Collins' allies soon took up his cause, including U.S. Rep. Kerry Armstrong, R-N.D. He wrote on Twitter:
"Exactly how many elections has she won? 'Unaccomplished and entitled' are adjectives usually associated with donor appointments, not impeachment floor managers. To be fair I don't know her and have nothing against her, but the water cooler consultants might want to sit this out."
McLagan, too, chimed in with his assessment:
"I see the social justice warriors at NRSC are trying to play the gender card. Right from the playbook of the Left. I am referring to a Mitt Romney Republican being unsuitable to carry the GOP banner in GA."

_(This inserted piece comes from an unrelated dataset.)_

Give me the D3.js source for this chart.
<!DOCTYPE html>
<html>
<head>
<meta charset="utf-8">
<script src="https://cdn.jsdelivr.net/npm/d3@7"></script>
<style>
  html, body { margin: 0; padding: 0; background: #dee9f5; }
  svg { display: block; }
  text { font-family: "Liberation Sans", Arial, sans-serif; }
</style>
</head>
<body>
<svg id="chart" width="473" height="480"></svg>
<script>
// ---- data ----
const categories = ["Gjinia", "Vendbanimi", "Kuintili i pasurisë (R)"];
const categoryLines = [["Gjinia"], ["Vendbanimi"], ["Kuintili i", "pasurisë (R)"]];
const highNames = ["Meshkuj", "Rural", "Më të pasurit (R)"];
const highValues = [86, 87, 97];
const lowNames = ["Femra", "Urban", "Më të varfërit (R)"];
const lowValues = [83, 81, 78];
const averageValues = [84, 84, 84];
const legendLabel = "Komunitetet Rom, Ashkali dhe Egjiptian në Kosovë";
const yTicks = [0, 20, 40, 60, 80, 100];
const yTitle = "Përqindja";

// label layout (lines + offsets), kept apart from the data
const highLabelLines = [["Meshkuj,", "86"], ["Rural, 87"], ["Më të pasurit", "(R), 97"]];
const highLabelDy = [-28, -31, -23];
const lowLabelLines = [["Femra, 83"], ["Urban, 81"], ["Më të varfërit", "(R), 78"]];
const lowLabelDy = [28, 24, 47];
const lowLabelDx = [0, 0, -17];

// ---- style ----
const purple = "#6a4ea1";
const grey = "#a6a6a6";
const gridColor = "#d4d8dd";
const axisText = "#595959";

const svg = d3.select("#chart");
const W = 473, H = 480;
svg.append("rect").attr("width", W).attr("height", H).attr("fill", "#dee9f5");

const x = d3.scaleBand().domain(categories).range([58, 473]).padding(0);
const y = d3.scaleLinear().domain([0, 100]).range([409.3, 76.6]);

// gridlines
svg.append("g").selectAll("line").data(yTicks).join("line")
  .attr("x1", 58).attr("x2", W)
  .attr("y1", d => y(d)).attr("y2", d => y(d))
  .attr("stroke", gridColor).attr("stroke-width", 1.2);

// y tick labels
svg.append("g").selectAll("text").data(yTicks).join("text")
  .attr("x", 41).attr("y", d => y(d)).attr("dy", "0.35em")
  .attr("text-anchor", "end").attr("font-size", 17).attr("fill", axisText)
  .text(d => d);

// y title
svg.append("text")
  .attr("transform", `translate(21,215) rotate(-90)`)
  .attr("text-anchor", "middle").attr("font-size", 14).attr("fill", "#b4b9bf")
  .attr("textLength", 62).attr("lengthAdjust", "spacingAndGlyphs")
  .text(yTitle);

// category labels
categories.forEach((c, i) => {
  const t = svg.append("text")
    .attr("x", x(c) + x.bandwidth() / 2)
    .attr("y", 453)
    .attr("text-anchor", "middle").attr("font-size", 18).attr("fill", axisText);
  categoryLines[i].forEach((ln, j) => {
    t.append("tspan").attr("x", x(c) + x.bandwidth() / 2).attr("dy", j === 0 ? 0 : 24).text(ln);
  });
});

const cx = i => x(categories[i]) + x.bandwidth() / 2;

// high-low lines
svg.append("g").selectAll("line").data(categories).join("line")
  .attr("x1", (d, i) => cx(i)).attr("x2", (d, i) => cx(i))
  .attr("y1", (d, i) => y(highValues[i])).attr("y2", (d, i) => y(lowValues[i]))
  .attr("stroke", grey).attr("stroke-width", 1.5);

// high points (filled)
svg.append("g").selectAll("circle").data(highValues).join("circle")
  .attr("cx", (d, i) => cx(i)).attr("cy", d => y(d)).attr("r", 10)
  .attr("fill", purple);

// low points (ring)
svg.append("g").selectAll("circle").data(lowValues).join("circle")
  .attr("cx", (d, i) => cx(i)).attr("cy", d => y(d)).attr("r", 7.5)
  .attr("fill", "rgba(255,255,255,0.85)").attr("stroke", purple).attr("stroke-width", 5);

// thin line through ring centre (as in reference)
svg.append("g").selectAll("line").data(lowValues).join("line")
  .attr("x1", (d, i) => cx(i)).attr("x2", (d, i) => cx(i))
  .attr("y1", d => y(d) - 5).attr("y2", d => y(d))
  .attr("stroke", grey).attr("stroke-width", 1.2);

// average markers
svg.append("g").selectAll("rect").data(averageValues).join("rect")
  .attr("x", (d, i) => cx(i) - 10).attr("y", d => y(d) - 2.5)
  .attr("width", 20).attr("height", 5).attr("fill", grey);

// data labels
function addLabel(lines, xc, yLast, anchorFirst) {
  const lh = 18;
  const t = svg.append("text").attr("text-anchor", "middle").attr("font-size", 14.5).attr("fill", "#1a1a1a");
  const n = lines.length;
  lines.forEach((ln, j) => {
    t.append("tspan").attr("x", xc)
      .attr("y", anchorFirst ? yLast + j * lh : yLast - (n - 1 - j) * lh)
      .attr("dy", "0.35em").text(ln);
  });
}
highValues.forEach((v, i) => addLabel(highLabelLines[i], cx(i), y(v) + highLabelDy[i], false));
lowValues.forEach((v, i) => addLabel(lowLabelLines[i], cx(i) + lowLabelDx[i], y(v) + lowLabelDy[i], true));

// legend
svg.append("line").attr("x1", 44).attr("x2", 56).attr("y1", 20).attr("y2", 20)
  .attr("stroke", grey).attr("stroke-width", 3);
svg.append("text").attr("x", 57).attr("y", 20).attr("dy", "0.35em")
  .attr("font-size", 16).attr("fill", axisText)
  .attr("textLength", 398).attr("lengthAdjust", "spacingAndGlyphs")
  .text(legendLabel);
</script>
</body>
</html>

To which Whitlock sent screen-grabs of Collins' support for Romney in 2012, when he was the Republican presidential nominee.

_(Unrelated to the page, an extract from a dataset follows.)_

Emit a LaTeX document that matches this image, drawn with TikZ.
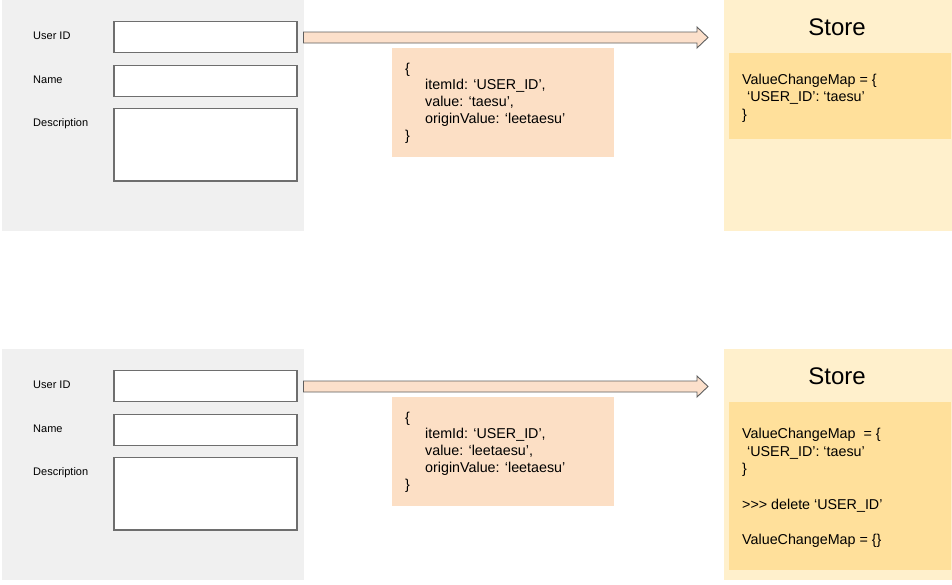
\documentclass[tikz,border=0pt]{standalone}
\usepackage{fontspec}
\setmainfont{Liberation Sans}
\definecolor{panelgray}{HTML}{F0F0F0}
\definecolor{boxline}{HTML}{6E6E6E}
\definecolor{peach}{HTML}{FCE0CB}
\definecolor{codefill}{HTML}{FCDFC5}
\definecolor{storelight}{HTML}{FFF0CC}
\definecolor{storedark}{HTML}{FFE09B}
\definecolor{arrowline}{HTML}{5E5E5E}
\begin{document}
\begin{tikzpicture}[x=1pt,y=-1pt,
  field/.style={draw=boxline,line width=1.3pt,fill=white},
  flabel/.style={anchor=base west,inner sep=0pt,font=\fontsize{11}{13}\selectfont},
  codetext/.style={anchor=base west,inner sep=0pt,align=left,font=\fontsize{14.3}{16.8}\selectfont},
  storetext/.style={anchor=base west,inner sep=0pt,align=left,font=\fontsize{14.3}{17.7}\selectfont},
  storetitle/.style={anchor=base,inner sep=0pt,font=\fontsize{24}{28}\selectfont},
  blockarrow/.style={draw=arrowline,line width=0.9pt,fill=peach,line join=miter}]
\useasboundingbox (0,0) rectangle (952,584);
\fill[white] (0,0) rectangle (952,584);
\foreach \dy/\v/\p in {0/taesu/top, 349/leetaesu/bot}{
  \begin{scope}[yshift=-\dy pt]
    % form panel
    \fill[panelgray] (2,0) rectangle (304,231);
    \node[flabel] (uid-\p) at (33,39) {User ID};
    \node[flabel] (name-\p) at (33,83) {Name};
    \node[flabel] (desc-\p) at (33,126) {Description};
    \draw[field] (114,21.5) rectangle (297,52.5);
    \draw[field] (114,65.5) rectangle (297,96.5);
    \draw[field] (114,108.5) rectangle (297,181);
    % block arrow
    \draw[blockarrow] (303.5,32) -- (697,32) -- (697,27) -- (708,37.5) -- (697,48) -- (697,43) -- (303.5,43) -- cycle;
    % code box
    \fill[codefill] (392,48) rectangle (614,157);
    % anchor is the baseline of the last line
    \node[codetext] (code-\p) at (405,140.2) {\{\\\hspace*{20pt}itemId: ‘USER\_ID’,\\\hspace*{20pt}value: ‘\v’,\\\hspace*{20pt}originValue: ‘leetaesu’\\\}};
  \end{scope}
}
% top store
\fill[storelight] (724,0) rectangle (952,231);
\fill[storedark] (729,53) rectangle (951,139);
\node[storetitle] (store-top) at (837,35) {Store};
\node[storetext] (map-top) at (742,119.4) {ValueChangeMap = \{\\\hspace*{5pt}‘USER\_ID’: ‘taesu’\\\}};
% bottom store
\fill[storelight] (724,349) rectangle (952,580);
\fill[storedark] (729,402) rectangle (951,570);
\node[storetitle] (store-bot) at (837,384) {Store};
\node[storetext] (map-bot) at (742,544.5) {ValueChangeMap\hspace*{4pt} = \{\\\hspace*{5pt}‘USER\_ID’: ‘taesu’\\\}\\[17.7pt]{>}{>}{>} delete ‘USER\_ID’\\[17.7pt]ValueChangeMap = \{\}};
\end{tikzpicture}
\end{document}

The Rev. Raphael Warnock is gaining traction in his push to unite Democrats behind his U.S. Senate bid.
He picked up endorsements on Thursday from several current and former state lawmakers, including state Reps. David Dreyer, Bee Nguyen and Renitta Shannon, state Sen. Elena Parent and Jason Carter, the party’s 2014 gubernatorial nominee.
Two other Democrats are competing against Warnock in the "jungle" special election free-for-all for Republican Sen. Kelly Loeffler's seat: Former U.S. Attorney Ed Tarver, who filed his paperwork this week, and Matt Lieberman.

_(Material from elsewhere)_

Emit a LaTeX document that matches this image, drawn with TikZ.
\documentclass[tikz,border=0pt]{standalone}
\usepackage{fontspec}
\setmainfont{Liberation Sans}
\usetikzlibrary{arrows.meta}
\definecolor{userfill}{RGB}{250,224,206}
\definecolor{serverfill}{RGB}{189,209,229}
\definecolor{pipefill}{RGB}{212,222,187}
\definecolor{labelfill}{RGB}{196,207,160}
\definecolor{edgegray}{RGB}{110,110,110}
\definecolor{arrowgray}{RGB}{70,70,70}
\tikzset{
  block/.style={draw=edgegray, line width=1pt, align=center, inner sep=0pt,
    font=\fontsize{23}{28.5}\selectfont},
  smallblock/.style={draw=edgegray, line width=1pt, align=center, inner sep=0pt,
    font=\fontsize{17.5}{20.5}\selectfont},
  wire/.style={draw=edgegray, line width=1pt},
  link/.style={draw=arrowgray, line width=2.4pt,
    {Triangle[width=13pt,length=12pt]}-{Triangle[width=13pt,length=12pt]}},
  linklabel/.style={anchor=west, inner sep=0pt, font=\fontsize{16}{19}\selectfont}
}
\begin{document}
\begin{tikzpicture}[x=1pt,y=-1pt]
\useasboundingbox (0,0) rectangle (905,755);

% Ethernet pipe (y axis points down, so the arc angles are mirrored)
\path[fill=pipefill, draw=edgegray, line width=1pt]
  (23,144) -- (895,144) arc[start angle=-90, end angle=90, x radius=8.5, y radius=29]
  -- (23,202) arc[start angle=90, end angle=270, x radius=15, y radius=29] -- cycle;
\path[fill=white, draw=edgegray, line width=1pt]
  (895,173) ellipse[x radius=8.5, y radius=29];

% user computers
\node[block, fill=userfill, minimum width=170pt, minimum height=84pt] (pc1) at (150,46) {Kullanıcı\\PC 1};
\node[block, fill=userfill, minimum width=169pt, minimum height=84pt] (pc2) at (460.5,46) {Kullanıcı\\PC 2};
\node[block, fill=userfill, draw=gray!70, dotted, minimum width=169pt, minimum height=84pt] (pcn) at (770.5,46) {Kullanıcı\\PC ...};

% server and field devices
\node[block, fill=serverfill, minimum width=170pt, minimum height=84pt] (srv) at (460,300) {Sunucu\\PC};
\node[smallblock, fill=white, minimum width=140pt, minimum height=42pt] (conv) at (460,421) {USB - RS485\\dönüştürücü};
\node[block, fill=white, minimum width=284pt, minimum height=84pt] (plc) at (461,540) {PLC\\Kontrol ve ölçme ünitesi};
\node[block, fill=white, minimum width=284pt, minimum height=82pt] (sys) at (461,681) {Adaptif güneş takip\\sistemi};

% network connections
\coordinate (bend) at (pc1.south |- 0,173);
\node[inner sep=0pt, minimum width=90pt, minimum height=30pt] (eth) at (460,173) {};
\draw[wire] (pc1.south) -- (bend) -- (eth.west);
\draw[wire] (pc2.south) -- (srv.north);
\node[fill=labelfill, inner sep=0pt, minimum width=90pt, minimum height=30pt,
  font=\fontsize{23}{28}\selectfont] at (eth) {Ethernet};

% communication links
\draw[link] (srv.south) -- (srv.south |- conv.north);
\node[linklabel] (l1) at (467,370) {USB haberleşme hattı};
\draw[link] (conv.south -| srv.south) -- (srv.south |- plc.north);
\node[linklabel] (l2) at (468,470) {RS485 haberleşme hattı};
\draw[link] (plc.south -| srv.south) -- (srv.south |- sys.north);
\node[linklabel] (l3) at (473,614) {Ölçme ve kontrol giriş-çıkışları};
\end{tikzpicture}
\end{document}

Two Georgia Democrats are among 107 members of the U.S. House who signed a letter denouncing President Donald Trump's new strategy for the Middle East.
U.S. Reps. John Lewis, D-Atlanta, and Hank Johnson, D-Lithonian, both signed the letter, which outlines Democrats' concerns about the policy that would allow Israel to annex portions of Palestinian land. The plan was rejected by the European Union, and former President Jimmy Carter also voiced concerns.
“Of utmost concern, your proposal effectively paves the way for permanent occupation of the West Bank,” the letter says. “It endorses unilateral annexation oflsraeli settlements, as well as the Jordan Valley.”
U.S. Sens. Kelly Loeffler and David Perdue are making the case for the U.S. Army to place its new leadership headquarters at Fort Benning, the Columbus-based news station WRBL reported.
The senators sent a letter to Secretary of the Army Ryan McCarthy that said Fort Benning had the personnel and support facilities already in place to make it an ideal spot. The base along the Georgia-Alabama line is among the three finalists in the Army’s search for a new headquarters.
The Army Corps headquarters are expected to require 600 to 700 new employees, including senior staff.
The other two finalists are Fort Knox in Kentucky and New York’s Fort Drum.
(This item has been updated to remove erroneous references to the Army Corps of Engineers, a division unrelated to the headquarters search.)
State Rep. Kevin Tanner has elaborated on his plans to run for Doug Collins seat in the U.S. House.
Tanner, a Republican from Dawnsonville, is the second state legislator to run to replace Collins, who gave up his seat to run against U.S. Sen. Kelly Loeffler. State Sen. John Wilkinson of Toccoa was the first.
Tanner is chairman of the Transportation Committee, and he’s got an interesting mix of people supporting his bid: Allies of both former Gov. Nathan Deal and current Gov. Brian Kemp, whose interests in north Georgia don’t often align.
Here is more from awesomely named Dahlonenga Nugget newspaper:
Tanner said the opportunity to run for a seat in Congress was "not something I looked for or expected. It's a big step."
He said he received numerous visits, calls and emails from across the region urging him to run.
"I've been blessed to get to know some really outstanding people in North Georgia over the last 30 years. I feel good about the support and commitment of many across the region," he said.